Myanmar tells ASEAN Aung San Suu Kyi will be looked after: envoy
The Southeast Asian bloc ASEAN was told on Sunday (July 12, 2026) by Myanmar’s Foreign Minister that detained former leader Aung San Suu Kyi was
The Southeast Asian bloc ASEAN was told on Sunday (July 12, 2026) by Myanmar’s Foreign Minister that detained former leader Aung San Suu Kyi was “a sister” who was in good health and would be looked after, ASEAN’s special envoy to Myanmar said. Maria Theresa Lazaro, the Philippine Foreign Minister, has been pressing for access to 81-year-old Suu Kyi, who has been held since her elected government was ousted in a 2021 military coup that plunged the country into conflict. “My recollection of the statement of the Myanmar Foreign Minister on Aung San Suu Kyi is that she’s in good health and that the premise of how he said this is that ‘she is a relative, she’s a sister and therefore we will take care of her’,” Ms. Lazaro told a press conference.

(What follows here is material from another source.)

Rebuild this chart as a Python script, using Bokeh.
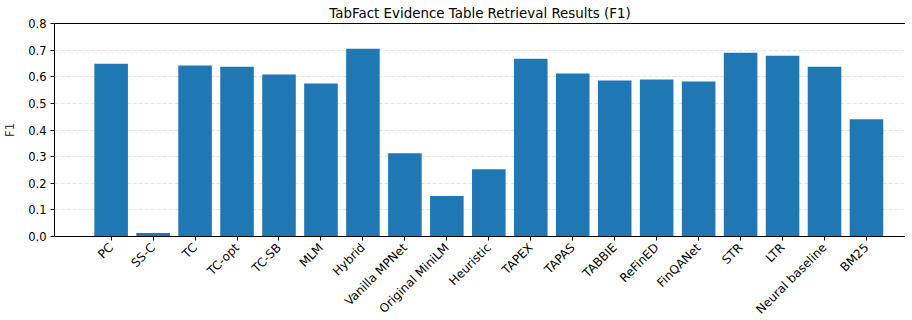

Top diplomats of the 11-member Association of Southeast Asian Nations met in person with their Myanmar counterpart on Sunday (July 12, 2026) for the first time since the coup in an effort to kick-start a peace initiative that has failed to halt a civil war that has killed an estimated 1,00,000 people. Suu Kyi is serving a 27-year sentence, recently commuted by one-third, on a multitude of criminal charges that her allies say were fabricated to keep her out of politics. Suu Kyi has denied wrongdoing and her exact whereabouts are unknown. ‘Engagements are very important’ Myanmar’s leadership has been banned from top-level ASEAN meetings over their failure to implement a “five-point consensus” peace plan agreed upon with the bloc, which has made barely any progress. Lazaro defended the decision to call a meeting with Myanmar Foreign Minister Tin Maung Swe and said the bloc was already seeing movement on humanitarian access.
“It can’t be done in one stroke,” she said. “It’s evolving and I think all of these engagements are very important.” The ASEAN peace initiative was placed in further doubt last week when Myanmar’s pro-military parliament passed a motion calling it interference by ASEAN and urging the new civilian-led, army-backed government to reject it. Lazaro stood by the plan, calling it a framework for engagement to initiate dialogue between warring groups and improve relief efforts. “They reject it or not, I stand pat and I think ASEAN stands behind the five-point consensus,” she said. Thailand’s Foreign Minister, Sihasak Phuangketkeow, said his counterparts “clearly spelt out our expectations” of progress to Myanmar’s Tin Maung Swe and called for access to Suu Kyi “so that we can be able to verify the claims” that she was in good health.